PROBLEM STATEMENT: Provide the records once more, identical to the original.

MATERIAL PROVIDED:
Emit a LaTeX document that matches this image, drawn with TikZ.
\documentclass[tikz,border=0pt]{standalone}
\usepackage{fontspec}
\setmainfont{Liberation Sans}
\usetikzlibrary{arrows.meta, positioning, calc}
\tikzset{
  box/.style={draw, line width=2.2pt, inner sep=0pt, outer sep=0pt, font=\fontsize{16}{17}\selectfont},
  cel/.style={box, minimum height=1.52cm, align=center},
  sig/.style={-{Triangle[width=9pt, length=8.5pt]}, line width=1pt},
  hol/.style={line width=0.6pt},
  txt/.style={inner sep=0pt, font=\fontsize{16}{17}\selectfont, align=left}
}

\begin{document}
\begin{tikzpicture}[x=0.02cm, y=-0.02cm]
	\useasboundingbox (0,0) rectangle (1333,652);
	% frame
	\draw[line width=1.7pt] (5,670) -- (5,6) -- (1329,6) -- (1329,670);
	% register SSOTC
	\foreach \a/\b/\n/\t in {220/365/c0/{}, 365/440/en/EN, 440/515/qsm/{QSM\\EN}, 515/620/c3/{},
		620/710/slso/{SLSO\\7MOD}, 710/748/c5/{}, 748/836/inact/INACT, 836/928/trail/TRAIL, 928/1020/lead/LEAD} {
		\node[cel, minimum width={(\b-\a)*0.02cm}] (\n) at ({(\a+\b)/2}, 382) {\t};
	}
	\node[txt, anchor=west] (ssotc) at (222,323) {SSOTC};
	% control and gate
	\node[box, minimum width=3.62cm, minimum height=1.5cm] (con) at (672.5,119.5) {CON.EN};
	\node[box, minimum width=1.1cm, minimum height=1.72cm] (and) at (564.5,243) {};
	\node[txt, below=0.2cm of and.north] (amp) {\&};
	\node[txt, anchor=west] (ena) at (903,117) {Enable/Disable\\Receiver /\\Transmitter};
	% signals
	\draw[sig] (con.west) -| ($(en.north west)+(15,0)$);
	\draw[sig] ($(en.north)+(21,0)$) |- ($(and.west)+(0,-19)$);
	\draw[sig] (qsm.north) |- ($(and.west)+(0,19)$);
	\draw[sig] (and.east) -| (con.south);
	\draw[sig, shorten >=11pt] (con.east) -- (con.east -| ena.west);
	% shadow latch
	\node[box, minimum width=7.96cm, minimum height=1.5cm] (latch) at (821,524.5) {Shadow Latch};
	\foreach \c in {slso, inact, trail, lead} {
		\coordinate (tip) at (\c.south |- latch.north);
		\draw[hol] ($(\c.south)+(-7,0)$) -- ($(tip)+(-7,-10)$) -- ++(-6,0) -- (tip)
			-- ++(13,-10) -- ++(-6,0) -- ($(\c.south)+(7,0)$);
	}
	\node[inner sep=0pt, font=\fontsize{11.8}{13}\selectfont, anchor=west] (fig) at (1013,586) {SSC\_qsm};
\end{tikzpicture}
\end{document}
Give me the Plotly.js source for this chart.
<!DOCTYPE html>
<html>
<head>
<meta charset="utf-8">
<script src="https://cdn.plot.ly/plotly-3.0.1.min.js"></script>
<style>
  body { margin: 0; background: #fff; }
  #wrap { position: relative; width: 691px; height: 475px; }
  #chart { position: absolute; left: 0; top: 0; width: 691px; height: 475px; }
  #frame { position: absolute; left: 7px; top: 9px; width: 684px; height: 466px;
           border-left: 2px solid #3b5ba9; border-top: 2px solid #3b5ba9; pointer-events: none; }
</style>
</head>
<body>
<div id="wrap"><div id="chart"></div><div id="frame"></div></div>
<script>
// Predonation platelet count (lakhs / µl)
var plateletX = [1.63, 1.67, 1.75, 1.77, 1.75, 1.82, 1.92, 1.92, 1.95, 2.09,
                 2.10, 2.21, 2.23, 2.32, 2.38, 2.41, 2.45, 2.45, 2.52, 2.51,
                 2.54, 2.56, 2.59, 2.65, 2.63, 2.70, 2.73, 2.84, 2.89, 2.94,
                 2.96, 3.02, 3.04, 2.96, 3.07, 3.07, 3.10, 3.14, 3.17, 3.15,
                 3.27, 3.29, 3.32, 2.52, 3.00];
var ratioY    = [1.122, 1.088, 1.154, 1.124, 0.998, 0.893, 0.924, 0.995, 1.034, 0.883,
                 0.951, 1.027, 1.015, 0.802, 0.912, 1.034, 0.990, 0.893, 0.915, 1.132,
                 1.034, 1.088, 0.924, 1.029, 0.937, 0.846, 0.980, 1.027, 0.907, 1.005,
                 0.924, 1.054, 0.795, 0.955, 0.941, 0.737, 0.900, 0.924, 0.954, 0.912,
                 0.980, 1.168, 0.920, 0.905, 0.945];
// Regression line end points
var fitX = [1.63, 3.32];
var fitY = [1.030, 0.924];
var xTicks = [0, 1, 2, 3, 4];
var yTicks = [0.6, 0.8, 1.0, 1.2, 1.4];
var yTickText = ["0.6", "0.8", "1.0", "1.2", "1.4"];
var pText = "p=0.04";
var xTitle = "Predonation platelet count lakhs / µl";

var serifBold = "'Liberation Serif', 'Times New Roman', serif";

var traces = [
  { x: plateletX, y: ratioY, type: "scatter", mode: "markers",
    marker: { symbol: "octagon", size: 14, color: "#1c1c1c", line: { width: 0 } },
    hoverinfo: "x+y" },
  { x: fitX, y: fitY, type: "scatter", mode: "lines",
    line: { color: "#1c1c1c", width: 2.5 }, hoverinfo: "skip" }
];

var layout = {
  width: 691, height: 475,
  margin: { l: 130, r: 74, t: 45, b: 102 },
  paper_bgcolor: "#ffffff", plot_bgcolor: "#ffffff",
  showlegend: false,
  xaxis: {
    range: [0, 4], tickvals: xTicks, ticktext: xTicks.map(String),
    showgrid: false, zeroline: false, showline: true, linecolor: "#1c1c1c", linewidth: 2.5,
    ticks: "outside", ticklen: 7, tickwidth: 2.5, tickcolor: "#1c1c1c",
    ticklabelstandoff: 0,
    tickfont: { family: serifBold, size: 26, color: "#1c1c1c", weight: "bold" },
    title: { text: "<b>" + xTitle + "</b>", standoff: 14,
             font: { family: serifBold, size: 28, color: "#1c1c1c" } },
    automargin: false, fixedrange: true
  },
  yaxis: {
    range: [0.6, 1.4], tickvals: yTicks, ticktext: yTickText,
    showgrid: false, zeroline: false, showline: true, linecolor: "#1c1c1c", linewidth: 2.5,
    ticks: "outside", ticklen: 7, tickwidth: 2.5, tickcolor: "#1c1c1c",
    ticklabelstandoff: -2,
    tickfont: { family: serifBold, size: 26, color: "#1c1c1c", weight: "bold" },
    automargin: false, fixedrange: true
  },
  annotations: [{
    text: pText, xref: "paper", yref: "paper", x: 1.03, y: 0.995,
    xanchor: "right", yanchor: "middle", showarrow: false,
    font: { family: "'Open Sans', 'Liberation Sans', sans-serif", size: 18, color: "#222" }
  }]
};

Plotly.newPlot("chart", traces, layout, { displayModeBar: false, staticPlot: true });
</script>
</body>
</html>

EXERCISE RESULT:
Emit a LaTeX document that matches this image, drawn with TikZ.
\documentclass[tikz,border=0pt]{standalone}
\usepackage{fontspec}
\setmainfont{Liberation Sans}
\usetikzlibrary{arrows.meta, positioning, calc}
\tikzset{
  box/.style={draw, line width=2.2pt, inner sep=0pt, outer sep=0pt, font=\fontsize{16}{17}\selectfont},
  cel/.style={box, minimum height=1.52cm, align=center},
  sig/.style={-{Triangle[width=9pt, length=8.5pt]}, line width=1pt},
  hol/.style={line width=0.6pt},
  txt/.style={inner sep=0pt, font=\fontsize{16}{17}\selectfont, align=left}
}

\begin{document}
\begin{tikzpicture}[x=0.02cm, y=-0.02cm]
	\useasboundingbox (0,0) rectangle (1333,652);
	% frame
	\draw[line width=1.7pt] (5,670) -- (5,6) -- (1329,6) -- (1329,670);
	% register SSOTC
	\foreach \a/\b/\n/\t in {220/365/c0/{}, 365/440/en/EN, 440/515/qsm/{QSM\\EN}, 515/620/c3/{},
		620/710/slso/{SLSO\\7MOD}, 710/748/c5/{}, 748/836/inact/INACT, 836/928/trail/TRAIL, 928/1020/lead/LEAD} {
		\node[cel, minimum width={(\b-\a)*0.02cm}] (\n) at ({(\a+\b)/2}, 382) {\t};
	}
	\node[txt, anchor=west] (ssotc) at (222,323) {SSOTC};
	% control and gate
	\node[box, minimum width=3.62cm, minimum height=1.5cm] (con) at (672.5,119.5) {CON.EN};
	\node[box, minimum width=1.1cm, minimum height=1.72cm] (and) at (564.5,243) {};
	\node[txt, below=0.2cm of and.north] (amp) {\&};
	\node[txt, anchor=west] (ena) at (903,117) {Enable/Disable\\Receiver /\\Transmitter};
	% signals
	\draw[sig] (con.west) -| ($(en.north west)+(15,0)$);
	\draw[sig] ($(en.north)+(21,0)$) |- ($(and.west)+(0,-19)$);
	\draw[sig] (qsm.north) |- ($(and.west)+(0,19)$);
	\draw[sig] (and.east) -| (con.south);
	\draw[sig, shorten >=11pt] (con.east) -- (con.east -| ena.west);
	% shadow latch
	\node[box, minimum width=7.96cm, minimum height=1.5cm] (latch) at (821,524.5) {Shadow Latch};
	\foreach \c in {slso, inact, trail, lead} {
		\coordinate (tip) at (\c.south |- latch.north);
		\draw[hol] ($(\c.south)+(-7,0)$) -- ($(tip)+(-7,-10)$) -- ++(-6,0) -- (tip)
			-- ++(13,-10) -- ++(-6,0) -- ($(\c.south)+(7,0)$);
	}
	\node[inner sep=0pt, font=\fontsize{11.8}{13}\selectfont, anchor=west] (fig) at (1013,586) {SSC\_qsm};
\end{tikzpicture}
\end{document}
Give me the Plotly.js source for this chart.
<!DOCTYPE html>
<html>
<head>
<meta charset="utf-8">
<script src="https://cdn.plot.ly/plotly-3.0.1.min.js"></script>
<style>
  body { margin: 0; background: #fff; }
  #wrap { position: relative; width: 691px; height: 475px; }
  #chart { position: absolute; left: 0; top: 0; width: 691px; height: 475px; }
  #frame { position: absolute; left: 7px; top: 9px; width: 684px; height: 466px;
           border-left: 2px solid #3b5ba9; border-top: 2px solid #3b5ba9; pointer-events: none; }
</style>
</head>
<body>
<div id="wrap"><div id="chart"></div><div id="frame"></div></div>
<script>
// Predonation platelet count (lakhs / µl)
var plateletX = [1.63, 1.67, 1.75, 1.77, 1.75, 1.82, 1.92, 1.92, 1.95, 2.09,
                 2.10, 2.21, 2.23, 2.32, 2.38, 2.41, 2.45, 2.45, 2.52, 2.51,
                 2.54, 2.56, 2.59, 2.65, 2.63, 2.70, 2.73, 2.84, 2.89, 2.94,
                 2.96, 3.02, 3.04, 2.96, 3.07, 3.07, 3.10, 3.14, 3.17, 3.15,
                 3.27, 3.29, 3.32, 2.52, 3.00];
var ratioY    = [1.122, 1.088, 1.154, 1.124, 0.998, 0.893, 0.924, 0.995, 1.034, 0.883,
                 0.951, 1.027, 1.015, 0.802, 0.912, 1.034, 0.990, 0.893, 0.915, 1.132,
                 1.034, 1.088, 0.924, 1.029, 0.937, 0.846, 0.980, 1.027, 0.907, 1.005,
                 0.924, 1.054, 0.795, 0.955, 0.941, 0.737, 0.900, 0.924, 0.954, 0.912,
                 0.980, 1.168, 0.920, 0.905, 0.945];
// Regression line end points
var fitX = [1.63, 3.32];
var fitY = [1.030, 0.924];
var xTicks = [0, 1, 2, 3, 4];
var yTicks = [0.6, 0.8, 1.0, 1.2, 1.4];
var yTickText = ["0.6", "0.8", "1.0", "1.2", "1.4"];
var pText = "p=0.04";
var xTitle = "Predonation platelet count lakhs / µl";

var serifBold = "'Liberation Serif', 'Times New Roman', serif";

var traces = [
  { x: plateletX, y: ratioY, type: "scatter", mode: "markers",
    marker: { symbol: "octagon", size: 14, color: "#1c1c1c", line: { width: 0 } },
    hoverinfo: "x+y" },
  { x: fitX, y: fitY, type: "scatter", mode: "lines",
    line: { color: "#1c1c1c", width: 2.5 }, hoverinfo: "skip" }
];

var layout = {
  width: 691, height: 475,
  margin: { l: 130, r: 74, t: 45, b: 102 },
  paper_bgcolor: "#ffffff", plot_bgcolor: "#ffffff",
  showlegend: false,
  xaxis: {
    range: [0, 4], tickvals: xTicks, ticktext: xTicks.map(String),
    showgrid: false, zeroline: false, showline: true, linecolor: "#1c1c1c", linewidth: 2.5,
    ticks: "outside", ticklen: 7, tickwidth: 2.5, tickcolor: "#1c1c1c",
    ticklabelstandoff: 0,
    tickfont: { family: serifBold, size: 26, color: "#1c1c1c", weight: "bold" },
    title: { text: "<b>" + xTitle + "</b>", standoff: 14,
             font: { family: serifBold, size: 28, color: "#1c1c1c" } },
    automargin: false, fixedrange: true
  },
  yaxis: {
    range: [0.6, 1.4], tickvals: yTicks, ticktext: yTickText,
    showgrid: false, zeroline: false, showline: true, linecolor: "#1c1c1c", linewidth: 2.5,
    ticks: "outside", ticklen: 7, tickwidth: 2.5, tickcolor: "#1c1c1c",
    ticklabelstandoff: -2,
    tickfont: { family: serifBold, size: 26, color: "#1c1c1c", weight: "bold" },
    automargin: false, fixedrange: true
  },
  annotations: [{
    text: pText, xref: "paper", yref: "paper", x: 1.03, y: 0.995,
    xanchor: "right", yanchor: "middle", showarrow: false,
    font: { family: "'Open Sans', 'Liberation Sans', sans-serif", size: 18, color: "#222" }
  }]
};

Plotly.newPlot("chart", traces, layout, { displayModeBar: false, staticPlot: true });
</script>
</body>
</html>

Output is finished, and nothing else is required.